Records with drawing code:
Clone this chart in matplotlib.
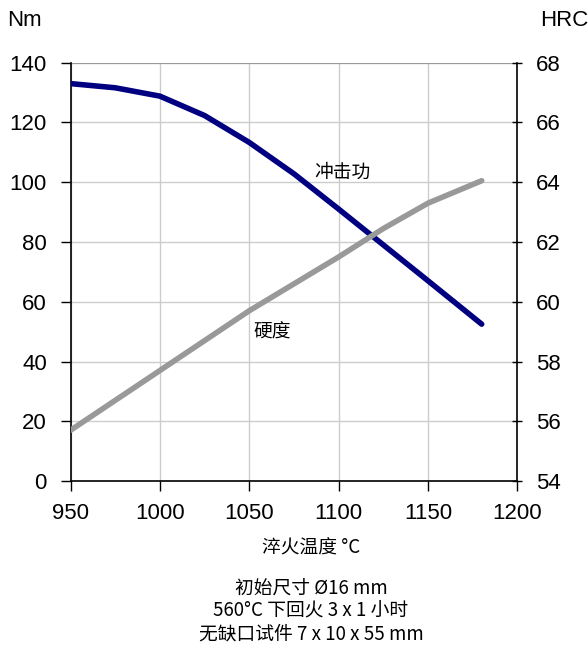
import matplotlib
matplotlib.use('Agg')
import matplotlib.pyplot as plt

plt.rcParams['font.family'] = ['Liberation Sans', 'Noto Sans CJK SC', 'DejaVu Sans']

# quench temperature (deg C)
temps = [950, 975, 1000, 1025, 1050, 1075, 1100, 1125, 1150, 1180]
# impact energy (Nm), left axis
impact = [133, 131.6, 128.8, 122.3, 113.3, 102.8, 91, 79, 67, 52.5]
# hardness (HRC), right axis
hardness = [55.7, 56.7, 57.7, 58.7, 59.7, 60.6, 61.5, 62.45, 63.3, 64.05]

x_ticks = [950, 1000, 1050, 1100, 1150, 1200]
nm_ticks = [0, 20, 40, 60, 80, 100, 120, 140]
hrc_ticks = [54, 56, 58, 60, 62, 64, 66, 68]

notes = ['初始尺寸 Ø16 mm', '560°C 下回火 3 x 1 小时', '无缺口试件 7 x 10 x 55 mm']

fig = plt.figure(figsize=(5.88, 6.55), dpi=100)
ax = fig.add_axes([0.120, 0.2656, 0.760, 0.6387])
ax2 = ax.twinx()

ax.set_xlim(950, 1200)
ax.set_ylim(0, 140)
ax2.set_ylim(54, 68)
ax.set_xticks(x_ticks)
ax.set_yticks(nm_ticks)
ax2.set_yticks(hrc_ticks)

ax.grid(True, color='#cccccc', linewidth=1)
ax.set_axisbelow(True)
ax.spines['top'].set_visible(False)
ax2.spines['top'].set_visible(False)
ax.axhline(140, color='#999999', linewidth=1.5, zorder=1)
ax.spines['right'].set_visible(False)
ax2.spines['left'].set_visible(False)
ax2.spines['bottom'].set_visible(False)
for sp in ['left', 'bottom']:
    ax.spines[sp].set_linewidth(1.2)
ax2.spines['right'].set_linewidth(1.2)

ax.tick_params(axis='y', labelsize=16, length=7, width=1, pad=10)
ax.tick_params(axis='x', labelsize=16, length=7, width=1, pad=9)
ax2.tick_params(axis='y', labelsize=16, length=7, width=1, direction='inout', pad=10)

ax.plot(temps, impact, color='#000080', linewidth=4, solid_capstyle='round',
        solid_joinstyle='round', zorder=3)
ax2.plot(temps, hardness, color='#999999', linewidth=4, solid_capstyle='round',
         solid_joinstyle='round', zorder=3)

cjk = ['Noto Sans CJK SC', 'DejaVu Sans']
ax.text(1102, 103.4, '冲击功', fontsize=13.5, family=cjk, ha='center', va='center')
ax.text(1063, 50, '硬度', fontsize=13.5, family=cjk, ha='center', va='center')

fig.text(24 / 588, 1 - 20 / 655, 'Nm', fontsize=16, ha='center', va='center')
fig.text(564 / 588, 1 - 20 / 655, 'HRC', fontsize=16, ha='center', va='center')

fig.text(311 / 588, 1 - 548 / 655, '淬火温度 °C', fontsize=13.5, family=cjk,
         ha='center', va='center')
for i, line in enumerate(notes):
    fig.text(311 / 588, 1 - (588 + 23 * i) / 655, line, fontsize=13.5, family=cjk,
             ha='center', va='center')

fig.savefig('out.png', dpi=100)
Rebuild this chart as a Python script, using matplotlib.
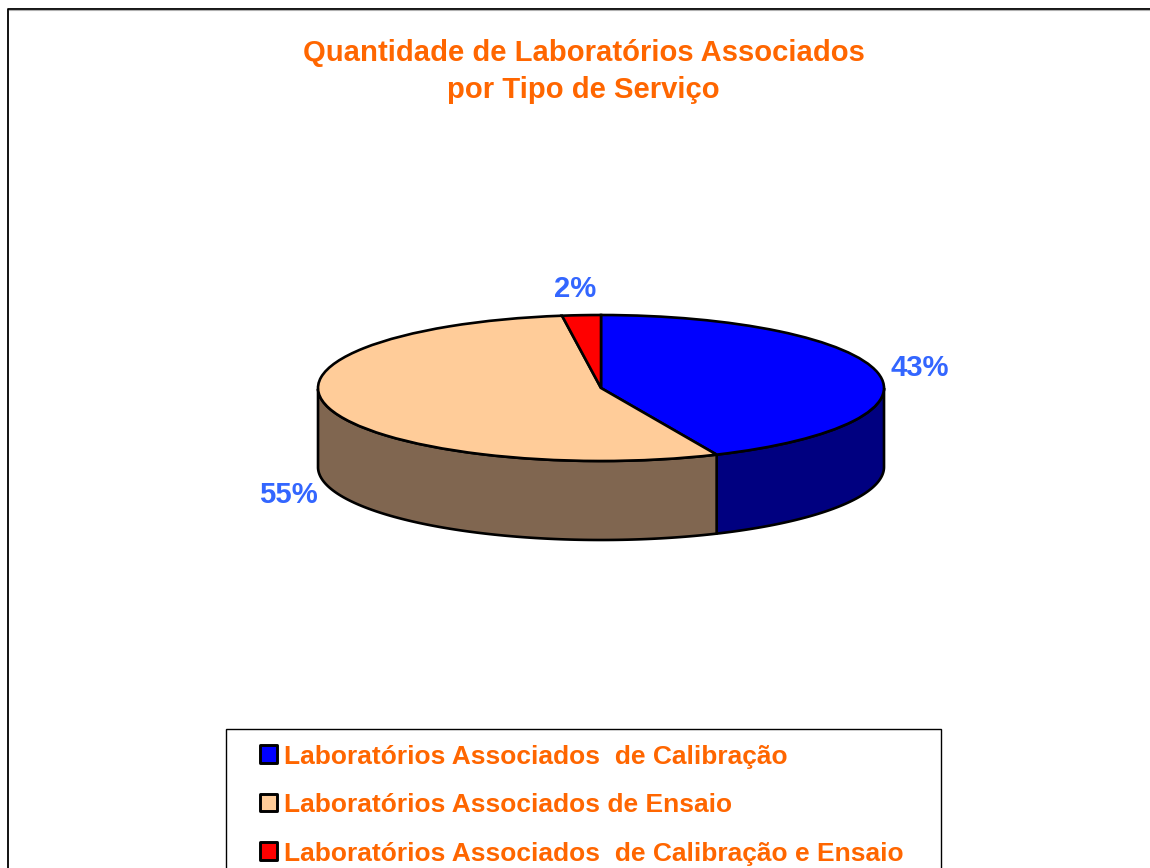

| EXERCISE DETAILS |
Copy the data word for word. Pictures do not go in the copy.

| FINAL RESULT |
Clone this chart in matplotlib.
import matplotlib
matplotlib.use('Agg')
import matplotlib.pyplot as plt

plt.rcParams['font.family'] = ['Liberation Sans', 'Noto Sans CJK SC', 'DejaVu Sans']

# quench temperature (deg C)
temps = [950, 975, 1000, 1025, 1050, 1075, 1100, 1125, 1150, 1180]
# impact energy (Nm), left axis
impact = [133, 131.6, 128.8, 122.3, 113.3, 102.8, 91, 79, 67, 52.5]
# hardness (HRC), right axis
hardness = [55.7, 56.7, 57.7, 58.7, 59.7, 60.6, 61.5, 62.45, 63.3, 64.05]

x_ticks = [950, 1000, 1050, 1100, 1150, 1200]
nm_ticks = [0, 20, 40, 60, 80, 100, 120, 140]
hrc_ticks = [54, 56, 58, 60, 62, 64, 66, 68]

notes = ['初始尺寸 Ø16 mm', '560°C 下回火 3 x 1 小时', '无缺口试件 7 x 10 x 55 mm']

fig = plt.figure(figsize=(5.88, 6.55), dpi=100)
ax = fig.add_axes([0.120, 0.2656, 0.760, 0.6387])
ax2 = ax.twinx()

ax.set_xlim(950, 1200)
ax.set_ylim(0, 140)
ax2.set_ylim(54, 68)
ax.set_xticks(x_ticks)
ax.set_yticks(nm_ticks)
ax2.set_yticks(hrc_ticks)

ax.grid(True, color='#cccccc', linewidth=1)
ax.set_axisbelow(True)
ax.spines['top'].set_visible(False)
ax2.spines['top'].set_visible(False)
ax.axhline(140, color='#999999', linewidth=1.5, zorder=1)
ax.spines['right'].set_visible(False)
ax2.spines['left'].set_visible(False)
ax2.spines['bottom'].set_visible(False)
for sp in ['left', 'bottom']:
    ax.spines[sp].set_linewidth(1.2)
ax2.spines['right'].set_linewidth(1.2)

ax.tick_params(axis='y', labelsize=16, length=7, width=1, pad=10)
ax.tick_params(axis='x', labelsize=16, length=7, width=1, pad=9)
ax2.tick_params(axis='y', labelsize=16, length=7, width=1, direction='inout', pad=10)

ax.plot(temps, impact, color='#000080', linewidth=4, solid_capstyle='round',
        solid_joinstyle='round', zorder=3)
ax2.plot(temps, hardness, color='#999999', linewidth=4, solid_capstyle='round',
         solid_joinstyle='round', zorder=3)

cjk = ['Noto Sans CJK SC', 'DejaVu Sans']
ax.text(1102, 103.4, '冲击功', fontsize=13.5, family=cjk, ha='center', va='center')
ax.text(1063, 50, '硬度', fontsize=13.5, family=cjk, ha='center', va='center')

fig.text(24 / 588, 1 - 20 / 655, 'Nm', fontsize=16, ha='center', va='center')
fig.text(564 / 588, 1 - 20 / 655, 'HRC', fontsize=16, ha='center', va='center')

fig.text(311 / 588, 1 - 548 / 655, '淬火温度 °C', fontsize=13.5, family=cjk,
         ha='center', va='center')
for i, line in enumerate(notes):
    fig.text(311 / 588, 1 - (588 + 23 * i) / 655, line, fontsize=13.5, family=cjk,
             ha='center', va='center')

fig.savefig('out.png', dpi=100)
Rebuild this chart as a Python script, using matplotlib.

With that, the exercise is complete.